Scientific classification
- Kingdom: Animalia
- Phylum: Chordata
- Class: Aves
- Order: Passeriformes
- Family: Icteridae
- Genus: Gnorimopsar Richmond, 1908
- Species: G. chopi
- Binomial name: Gnorimopsar chopi (Vieillot, 1819)
- Synonyms: Agelaius chopi Vieillot, 1819 ; Icterus sulcirostris Spix, 1824 ; Aphobus megistus Leverkühn, 1889 ;

= Chopi blackbird =

- Genus: Gnorimopsar
- Species: chopi
- Authority: (Vieillot, 1819)
- Conservation status: LC
- Parent authority: Richmond, 1908

Species of bird

The chopi blackbird (Gnorimopsar chopi) is a species of passerine bird belonging to the family Icteridae, which contains the New World blackbirds, grackles, New World orioles and related species. It is the only species in the monospecific genus Gnorimopsar. This species is found in South America south of the Amazon rainforest.

==Taxonomy==
The chopi blackbird was first formally described as Agelaius chopi in 1819 by the French ornithologist Louis Pierre Vieillot with its type locality given as "Paraguay to Buenos Aires", the type locality was descignated as Paraguay in 1962 by Cuello and Gerzenstein. In 1908 Charles Wallace Richmond proposed the new genus Gnorimopsar to replace the previous name Aaptus, which in turn he had proposed to replace Aphobus, which was preoccuppied by Aphobus Gistel, 1848 in Actinopterygii. The genus Gnorimopsar is placed in the subfamily Agelaiinae, the New World blackbirds, of the family Icteridae.

===Subspecies===
The chopi blackbird has two subspecies:

- G. chopi chopi (Vieillot, 1919) - south east Bolivia, central and south eastern Brazil to Uruguay and northeastern Argentina.
- G. chopi sulcirostris (Spix, 1824) - eastern Bolivia and northwestern Argentina with a disjunct population in northeastern Brazil.

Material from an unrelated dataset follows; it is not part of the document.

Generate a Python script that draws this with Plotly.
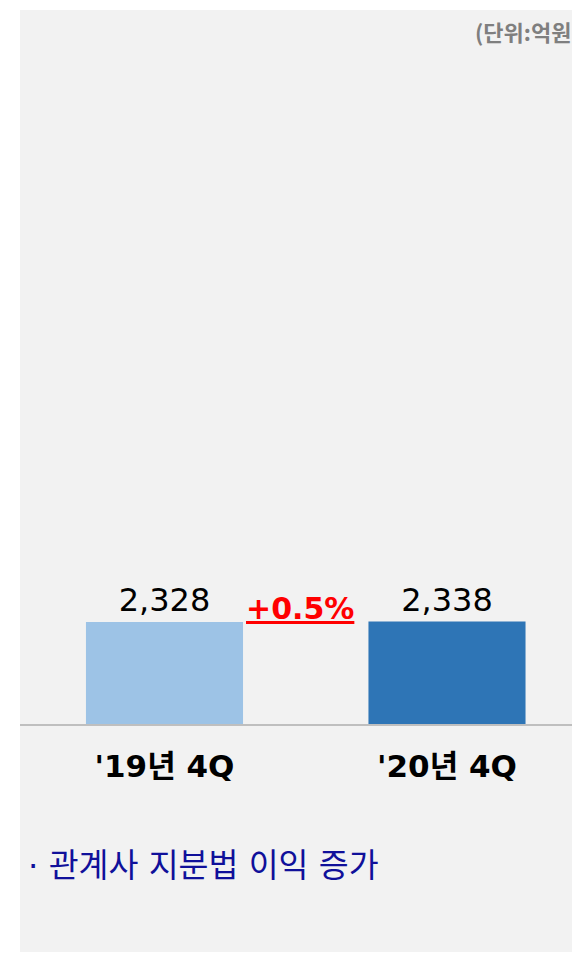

A third subspecues, G. c. megistus (Leverkuhn, 1889) has been recognized in the past with G. c. sulcirostris being confined to northeastern Brazil.

==Etymology==
The chopi blackbird's common name and its specific name, chopi, are onomatopoeic, being derived from its common vocalisation which is sometimes writtens as "chop-ee".

== Description ==
The chopi blackbird is 25 cm in length and has black plumage across the body. It is similar to the Forbes's blackbird but has a slightly curved bill with a groove along the lower mandible. The call is a loud explosive "tjouw", either given as a single call or as a series that vary randomly in pitch.

==Distribution==
The Chopi blackbird is found from the extreme sout east of Peru in Madre de Dios east through the lowlands of northern and eastern Bolivia, Paraguay, Brazil south of the Amazon, Uruguay and northern and eastern Argentina.

==Habitat==
The chopi blackbird occurs in various habitats, foraging mainly in the ground but it readily ascends into the trees to feed. This species can be found in open forest, swamp forest, forest edge, palm stands and groves of Araucaria angustifolia.

==Behavior==
The chopi blackbird is a gregarious species and is typically noted in flocks, which may reach large sizes. They roost in large aggregations in dense foliage and cane brakes. These flocks are highly vocal, the birds singing as if holding conversations, even in flight. When nesting they will aggressively defend the nest site from predators, unhestitatngly chasing hawks and caracaras. It is a semi-colonial species, nesting in cavities, nests stites include old woodpecker holes, hollow trees, cavities in fence posts disuesed rufous hornero nests, within the nests of jabiru storks, the dense foliage of Auracaria angustifolia, holes in banks and termite nests, and under the eaves and older parts of houses. When not nesting in a cavity the Chjopi black bird builds an open cup nest among the dnese foliage of palms and other trees. The clutch size is 4 or 5 eggs, the chopi blackbird is a host for the shiny cowbird and screaming cowbird.